During one of my "dishwashing experiences," 20+ years ago, I met Ahmed. He was from Pakistan, in his mid-40's, and although he was my trainer, his English was a challenge for me. He was smart, organized, and a hard worker. This store did $85000+ a week in sales so there were 10-12 dish personnel on the busiest shifts. At times, the dish room was staffed with citizens of Pakistan, India, Iran, Iraq, Mexico, etc. Ahmed was a leader in the group and sometimes had to "keep the peace." I quickly grew to admire his handling of the many diverse cultures.
On a break, he asked me if I was "the boss." I said, "I'm A boss" but deferred to the in-store mgt staff. He got quiet and I knew something was bothering him, so I asked him about it. In broken English, he explained to me that he needed time off next week. Even though he'd asked weeks ago... he was on the schedule. He did not want to lose his job, but he really needed the time off. He was able to get time off from his night job (Thus, I discovered he was working 80+ hours a week). Trying not to step on my manager's toes, I simply asked him, "Why do you need the time off?" His answer floored me... He said:
Mr. Ron, I need to go to New York, to Cornell University, as they have asked me to do a presentation.

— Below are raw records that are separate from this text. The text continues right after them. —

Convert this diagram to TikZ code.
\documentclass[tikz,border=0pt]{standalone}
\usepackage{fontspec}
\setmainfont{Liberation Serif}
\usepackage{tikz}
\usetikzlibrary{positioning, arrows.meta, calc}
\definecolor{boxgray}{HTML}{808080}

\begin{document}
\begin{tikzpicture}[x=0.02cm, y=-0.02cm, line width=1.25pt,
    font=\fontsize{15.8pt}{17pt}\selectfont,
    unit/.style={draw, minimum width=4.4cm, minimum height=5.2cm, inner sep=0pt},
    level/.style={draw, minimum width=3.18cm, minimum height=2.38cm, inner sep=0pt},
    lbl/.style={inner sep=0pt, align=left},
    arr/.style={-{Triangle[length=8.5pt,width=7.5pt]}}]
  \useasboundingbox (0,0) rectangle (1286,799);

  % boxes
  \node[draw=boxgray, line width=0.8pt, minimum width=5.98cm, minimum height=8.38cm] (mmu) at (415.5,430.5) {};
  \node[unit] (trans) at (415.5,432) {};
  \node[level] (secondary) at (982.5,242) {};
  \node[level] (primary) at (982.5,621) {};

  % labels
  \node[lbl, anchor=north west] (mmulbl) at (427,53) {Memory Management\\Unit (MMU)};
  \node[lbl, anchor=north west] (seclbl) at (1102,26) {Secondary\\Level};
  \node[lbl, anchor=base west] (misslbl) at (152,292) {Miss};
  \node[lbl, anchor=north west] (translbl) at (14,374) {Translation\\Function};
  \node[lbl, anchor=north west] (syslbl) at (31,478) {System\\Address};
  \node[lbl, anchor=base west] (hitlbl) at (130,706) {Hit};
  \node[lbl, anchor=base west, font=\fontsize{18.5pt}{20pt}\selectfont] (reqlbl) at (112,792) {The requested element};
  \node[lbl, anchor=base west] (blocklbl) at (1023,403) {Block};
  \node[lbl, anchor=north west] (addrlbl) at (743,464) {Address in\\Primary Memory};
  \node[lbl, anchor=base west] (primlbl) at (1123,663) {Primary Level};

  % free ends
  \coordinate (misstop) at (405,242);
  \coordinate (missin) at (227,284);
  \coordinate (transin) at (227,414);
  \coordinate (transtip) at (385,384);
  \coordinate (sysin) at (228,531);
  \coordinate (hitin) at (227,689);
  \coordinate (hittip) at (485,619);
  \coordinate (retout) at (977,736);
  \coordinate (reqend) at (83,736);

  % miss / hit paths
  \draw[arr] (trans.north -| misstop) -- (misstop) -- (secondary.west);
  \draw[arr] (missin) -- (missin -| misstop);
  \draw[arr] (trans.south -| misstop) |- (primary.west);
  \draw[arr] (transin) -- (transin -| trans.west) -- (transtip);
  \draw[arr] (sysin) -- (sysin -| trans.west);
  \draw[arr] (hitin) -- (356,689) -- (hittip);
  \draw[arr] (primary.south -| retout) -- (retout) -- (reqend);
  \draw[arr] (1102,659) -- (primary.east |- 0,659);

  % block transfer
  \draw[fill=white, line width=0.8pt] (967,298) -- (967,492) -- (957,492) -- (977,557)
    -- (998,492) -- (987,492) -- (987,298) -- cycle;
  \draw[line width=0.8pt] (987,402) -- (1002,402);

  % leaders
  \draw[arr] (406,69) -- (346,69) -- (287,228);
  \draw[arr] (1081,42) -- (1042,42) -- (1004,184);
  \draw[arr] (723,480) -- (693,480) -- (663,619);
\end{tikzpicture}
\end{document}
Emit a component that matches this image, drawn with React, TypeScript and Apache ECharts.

Turns out in Pakistan, he had a doctorate degree and was published and well-regarded in his field. Yet, there was no job available to him in Pakistan (never found out why), so he came to America. Unable to get a job in his field due to his English, he told me he made more money washing dishes than he made in Pakistan. He was sending money home to his wife and children and hoped to bring them to America one day. Needless to say, we got him the time off. Weeks later, I received a thank-you note that I am sure was painstakingly written with an English dictionary close by (This was long before Google translator).
Ahmed left his country and his family to try and build a better life. From his perspective, it was better for him and his family to wash dishes in the USA than work in Pakistan (His issues were deeper than just money, but I never found them out - he was a proud and private man). His story made an impression on me and the now, "in the know," mgt team. They helped get Ahmed into an English training course and eventually - and good for him - he left our company. Unfortunately, we lost track of him but I know he became successful, on his own terms.
There's no doubt that that are many inequities in the world. And yes, tipping is one of them. As noted in this thread, there are many opinions. When to tip IS confusing and driven by many personal factors. I understand those who say. "The concept of tipping is not consistent with my values." Yet, my response would be to think in terms of the person receiving the tip and educate yourself on the local customs and tipping rules before you travel.
For example, if you are not from the USA - and you don't tip in your country - when you travel to a USA region where a server makes $2.25 an hour, what statement are you making by not tipping? It's not the server's fault. She's got kids at home, bills to pay, a car that needs parts so she does not have to walk to work, etc.
If you disagree, work to change the system. If you cannot or will not, then you should probably tip according to the local custom - whatever the service position. Certainly, the function of a forum like this is to exchange ideas and I think we all learn - respectfully - from everyone's experiences and perspectives.